**Estimated Completion Time**

· 45-50 minutes

**Grade Level: 6**

· Math

**Learning Outcomes**

· Understanding the concept of a ratio and using ratio language to describe a ratio relationship between two quantities

· Understanding the concept of a unit rate a/b associated with a ratio a:b with b ‡ 0, and using rate language in the context of a ratio relationship

**LEGO® Education Materials**

· LEGO® Education Simple and Motorized Mechanisms Base Set

· Book III G2

** ****Vocabulary**

**Encourage the use of these words during the activity:**

· gear ratio

· gear tooth

· ratio

· revolution

** **

**Connect**

· Have students count the number of teeth on each gear. Choose two gears and ask about the ratio – 8-tooth and 40-tooth gear would be 8:40, but we reduce to lowest terms, which is 1:5. Have students explain why it is 1:5 using the terms tooth/teeth and ratio.

· Now, have students predict how many revolutions the 8-tooth gear will go when the 24-tooth or the 40-tooth gear is turned once.

** ****Construct**

· Using Book III G2 as a guide, construct the model using the 8-tooth and 24-tooth gears.

· Have students carefully turn the handle on the 24-tooth gear so that it makes one complete revolution. Count how many times the 8-tooth gear turns in a complete circle. Make sure students try this 4-5 times to be sure they get the same count. Have them put the data they obtain into the table.

· Change the gears so that the 40-tooth gear is used in place of the 24-tooth gear. The students will have to change the position of the axle that holds the gear. Have students carefully turn the handle on the 40-tooth gear so that it makes one complete revolution.

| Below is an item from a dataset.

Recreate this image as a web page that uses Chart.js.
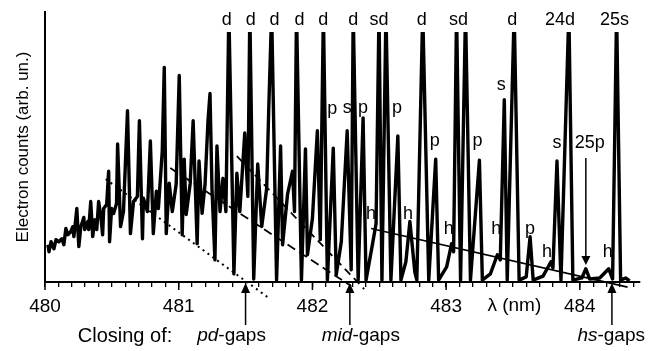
<!DOCTYPE html>
<html>
<head>
<meta charset="utf-8">
<script src="https://cdn.jsdelivr.net/npm/chart.js@4.4.1/dist/chart.umd.min.js"></script>
<style>
  html, body { margin: 0; padding: 0; background: #fff; }
  #chart { display: block; }
</style>
</head>
<body>
<canvas id="chart" width="648" height="351"></canvas>
<script>
// spectrum (clipped peaks set to the top of the axis)
const wavelength = [
  480.022, 480.030, 480.045, 480.067, 480.082, 480.104, 480.126, 480.141, 480.156, 480.171, 480.193, 480.208, 480.216,
  480.238, 480.253, 480.268, 480.290, 480.297, 480.320, 480.327, 480.342, 480.357, 480.372, 480.387, 480.401, 480.416, 480.431,
  480.439, 480.461, 480.476, 480.483, 480.498, 480.513, 480.535, 480.543, 480.565, 480.587, 480.617, 480.639, 480.662, 480.691, 480.706, 480.729, 480.736,
  480.766, 480.788, 480.810, 480.833, 480.848, 480.877, 480.892, 480.907, 480.929, 480.952, 480.981, 481.004, 481.026, 481.041, 481.056,
  481.086, 481.108, 481.138, 481.152, 481.175, 481.197, 481.219, 481.234, 481.249, 481.271, 481.286, 481.309, 481.331, 481.353,
  481.375, 481.413, 481.435, 481.457, 481.494, 481.517, 481.532, 481.561, 481.591, 481.621, 481.658, 481.673, 481.695, 481.732, 481.762, 481.777, 481.814, 481.851, 481.866, 481.881, 481.918, 481.948, 481.963, 482.000, 482.037, 482.059,
  482.082, 482.112, 482.156, 482.178, 482.216, 482.260, 482.290, 482.305, 482.342, 482.379, 482.401, 482.446, 482.476, 482.498, 482.520, 482.550, 482.587, 482.639, 482.662, 482.699, 482.729, 482.766, 482.781,
  482.825, 482.870, 482.922, 482.944, 483.004, 483.041, 483.056, 483.078, 483.108, 483.145, 483.182, 483.249, 483.271, 483.331, 483.383, 483.405, 483.435, 483.457, 483.509, 483.546, 483.599, 483.628, 483.651,
  483.725, 483.784, 483.799, 483.829, 483.859, 483.918, 483.948, 484.015, 484.045, 484.074, 484.149, 484.216, 484.245, 484.275, 484.305, 484.342, 484.372
];
const counts = [
  13.8, 11.2, 14.9, 12.3, 15.7, 14.9, 16.0, 13.8, 19.8, 17.5, 18.7, 20.5, 16.8,
  27.2, 13.1, 20.5, 23.9, 19.4, 22.4, 19.4, 29.8, 16.8, 23.1, 19.4, 29.8, 25.0, 17.5,
  27.2, 28.7, 41.0, 14.9, 27.2, 25.4, 29.1, 51.1, 20.5, 26.1, 63.4, 17.9, 29.8, 31.7, 59.7, 16.0, 31.0,
  26.1, 52.2, 17.9, 33.6, 27.2, 48.5, 79.5, 17.9, 36.6, 26.1, 36.2, 76.5, 17.5, 45.5, 25.0,
  36.6, 59.7, 14.2, 44.8, 25.4, 36.2, 59.7, 69.8, 34.3, 8.2, 50.4, 26.1, 38.4, 26.1,
  100, 3.0, 40.3, 26.1, 55.2, 31.7, 100, 1.1, 43.7, 20.5, 34.7, 63.4, 100, 0.7, 50.4, 13.8, 32.5, 41.0, 26.1, 100, 0.7, 49.3, 10.1, 23.5, 56.0, 15.7,
  100, 0.7, 49.6, 2.6, 14.9, 56.0, 4.5, 100, 0.7, 60.8, 0.7, 13.1, 21.6, 100, 0.7, 100, 0.7, 54.1, 0.7, 7.5, 22.4, 3.7, 0.7,
  100, 0.7, 45.5, 0.7, 5.6, 14.2, 11.2, 100, 0.7, 100, 0.7, 45.1, 0.7, 3.0, 10.1, 8.2, 67.5, 0.7, 100, 0.7, 1.9, 16.8, 0.7,
  2.2, 7.5, 5.2, 44.8, 0.7, 100, 0.7, 1.5, 4.9, 1.1, 1.5, 4.9, 1.1, 100, 0.7, 1.5, 0.4
];

// guide lines (end points)
const pdLineX = [480.454, 481.665], pdLineY = [38.1, -5.6];
const midLineAX = [480.937, 482.290], midLineAY = [42.2, -1.5];
const midLineBX = [481.435, 482.387], midLineBY = [46.6, -2.6];
const hsLineX = [482.439, 484.357], hsLineY = [19.8, -1.9];

// peak labels
const topLabels = ['d', 'd', 'd', 'd', 'd', 'd', 'sd', 'd', 'sd', 'd', '24d', '25s'];
const topLabelX = [481.360, 481.539, 481.717, 481.903, 482.082, 482.305, 482.498, 482.818, 483.093, 483.494, 483.851, 484.260];
const peakLabels = ['p', 's', 'p', 'p', 'h', 'h', 'p', 'p', 's', 'h', 'h', 'p', 'h', 'h', 's', '25p'];
const peakLabelX = [482.149, 482.260, 482.379, 482.632, 482.439, 482.714, 482.915, 483.234, 483.413, 483.019, 483.375, 483.628, 483.755, 484.208, 483.829, 484.074];
const peakLabelY = [64.2, 64.5, 64.5, 64.5, 25.0, 25.0, 52.2, 52.2, 72.8, 19.8, 19.8, 19.8, 11.2, 11.2, 51.5, 51.5];
const arrow25p = [484.045, 45.9, 6.3];

// gap closings marked under the axis
const gapNames = [['pd', '-gaps'], ['mid', '-gaps'], ['hs', '-gaps']];
const gapX = [481.50, 482.28, 484.24];

const FONT = '"Liberation Sans", Arial, sans-serif';

function pts(xs, ys) {
  return xs.map((v, i) => ({ x: v, y: ys[i] }));
}

const annotate = {
  id: 'annotate',
  afterDatasetsDraw(chart) {
    const { ctx, chartArea, scales: { x, y } } = chart;
    const bottom = chartArea.bottom;
    ctx.save();
    ctx.fillStyle = '#000';
    ctx.strokeStyle = '#000';

    // longer ticks at whole nm
    ctx.lineWidth = 1.5;
    for (let v = 480; v <= 484; v++) {
      const px = x.getPixelForValue(v);
      ctx.beginPath();
      ctx.moveTo(px, bottom);
      ctx.lineTo(px, bottom + 8);
      ctx.stroke();
    }

    ctx.font = '18px ' + FONT;
    ctx.textAlign = 'center';
    ctx.textBaseline = 'middle';
    topLabels.forEach((t, i) => {
      ctx.fillText(t, x.getPixelForValue(topLabelX[i]), y.getPixelForValue(97));
    });
    peakLabels.forEach((t, i) => {
      ctx.fillText(t, x.getPixelForValue(peakLabelX[i]), y.getPixelForValue(peakLabelY[i]));
    });

    // 25p arrow
    const ax = x.getPixelForValue(arrow25p[0]);
    const ay0 = y.getPixelForValue(arrow25p[1]);
    const ay1 = y.getPixelForValue(arrow25p[2]);
    ctx.lineWidth = 1.5;
    ctx.beginPath();
    ctx.moveTo(ax, ay0);
    ctx.lineTo(ax, ay1 - 6);
    ctx.stroke();
    ctx.beginPath();
    ctx.moveTo(ax, ay1);
    ctx.lineTo(ax - 4.5, ay1 - 9);
    ctx.lineTo(ax + 4.5, ay1 - 9);
    ctx.closePath();
    ctx.fill();

    // lambda label
    ctx.font = '19px ' + FONT;
    ctx.fillText('\u03bb (nm)', x.getPixelForValue(483.51), bottom + 24);

    // arrows and captions under the axis
    const rowY = bottom + 54;
    gapNames.forEach((parts, i) => {
      const px = x.getPixelForValue(gapX[i]);
      ctx.lineWidth = 1.5;
      ctx.beginPath();
      ctx.moveTo(px, bottom + 8);
      ctx.lineTo(px, bottom + 43);
      ctx.stroke();
      ctx.beginPath();
      ctx.moveTo(px, bottom + 1);
      ctx.lineTo(px - 4.5, bottom + 11);
      ctx.lineTo(px + 4.5, bottom + 11);
      ctx.closePath();
      ctx.fill();

      ctx.font = 'italic 19px ' + FONT;
      const w1 = ctx.measureText(parts[0]).width;
      ctx.font = '19px ' + FONT;
      const w2 = ctx.measureText(parts[1]).width;
      const w = w1 + w2;
      let start = px - 14 - w / 2;
      if (i === 1) start = px + 11 - w / 2;
      if (i === 2) start = chart.width - 3 - w;
      ctx.textAlign = 'left';
      ctx.font = 'italic 19px ' + FONT;
      ctx.fillText(parts[0], start, rowY);
      ctx.font = '19px ' + FONT;
      ctx.fillText(parts[1], start + w1, rowY);
    });
    ctx.font = '20px ' + FONT;
    ctx.textAlign = 'center';
    ctx.fillText('Closing of:', 125, rowY);
    ctx.restore();
  }
};

const lineStyle = { borderColor: '#000', pointRadius: 0, fill: false, tension: 0, clip: false };

new Chart(document.getElementById('chart'), {
  type: 'line',
  data: {
    datasets: [
      {
        data: pts(wavelength, counts),
        borderColor: '#000',
        borderWidth: 3.4,
        borderJoinStyle: 'round',
        pointRadius: 0,
        tension: 0,
        clip: { left: 0, top: -20, right: 0, bottom: 0 }
      },
      Object.assign({ data: pts(pdLineX, pdLineY), borderWidth: 2, borderDash: [2, 4] }, lineStyle),
      Object.assign({ data: pts(midLineAX, midLineAY), borderWidth: 1.8, borderDash: [9, 5] }, lineStyle),
      Object.assign({ data: pts(midLineBX, midLineBY), borderWidth: 1.8, borderDash: [8, 5] }, lineStyle),
      Object.assign({ data: pts(hsLineX, hsLineY), borderWidth: 1.6 }, lineStyle)
    ]
  },
  options: {
    responsive: false,
    animation: false,
    devicePixelRatio: 1,
    layout: { padding: { top: 12, right: 8, left: 0, bottom: 0 } },
    plugins: { legend: { display: false }, tooltip: { enabled: false } },
    scales: {
      x: {
        type: 'linear',
        min: 480,
        max: 484.45,
        afterFit(scale) { scale.height = 69; },
        border: { display: true, color: '#000', width: 2 },
        grid: { drawOnChartArea: false, color: '#000', lineWidth: 1.3, tickLength: 5 },
        ticks: {
          stepSize: 0.1,
          autoSkip: false,
          maxRotation: 0,
          includeBounds: false,
          padding: 8,
          color: '#000',
          font: { family: FONT, size: 19 },
          callback(v) {
            const r = Math.round(v);
            return Math.abs(v - r) < 1e-6 ? String(r) : '';
          }
        }
      },
      y: {
        min: 0,
        max: 100,
        afterFit(scale) { scale.width = 45; },
        border: { display: true, color: '#000', width: 2 },
        grid: { display: false },
        ticks: { display: false },
        title: {
          display: true,
          text: 'Electron counts (arb. un.)',
          color: '#000',
          font: { family: FONT, size: 17 },
          padding: { top: 13, bottom: 0 }
        }
      }
    }
  },
  plugins: [annotate]
});
</script>
</body>
</html>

· Count how many times the 8-tooth turns in a complete circle. Make sure students try this 4-5 times to be sure they get the same count. Have them put the data they obtain into the table.

** ****Contemplate**

· Have students complete the table. Discuss the ratios that were made. Ask students to describe the relationship between the number of teeth, using ratios.

· Ask students to describe the relationship between the revolutions using ratios and to describe the rate of motion. Is there a correlation that they can see between the two ratios?

**Continue**

· Ask students to determine – without trying the gears – the ratio of a 12-tooth gear to an 8-tooth gear. Then, ask them to predict how many complete rotations the 8-tooth gear will make when the 12-tooth gear makes two complete rotations. Ask students to check their predictions. Students will not be able to use the blue beam as a guide, so tell them they will have to create their own test.

** ****Guiding Questions**

· What is the relationship between the gear ratio and the revolution ratio?

· Will a ratio always be reducible to 1:X or X:1? Why or why not?

** ****Extension**

· Have students test the 40-tooth gear and the 24-tooth gear and create gear ratios and revolution ratios.

· Have students write a word problem that involves using the gear ratios.

· Talk about gearing up and gearing down and the relationships using gear ratios. Then, ask students what the driver and driven gears would be in a given situation. How can they determine if a gear ratio represents gearing up or gearing down?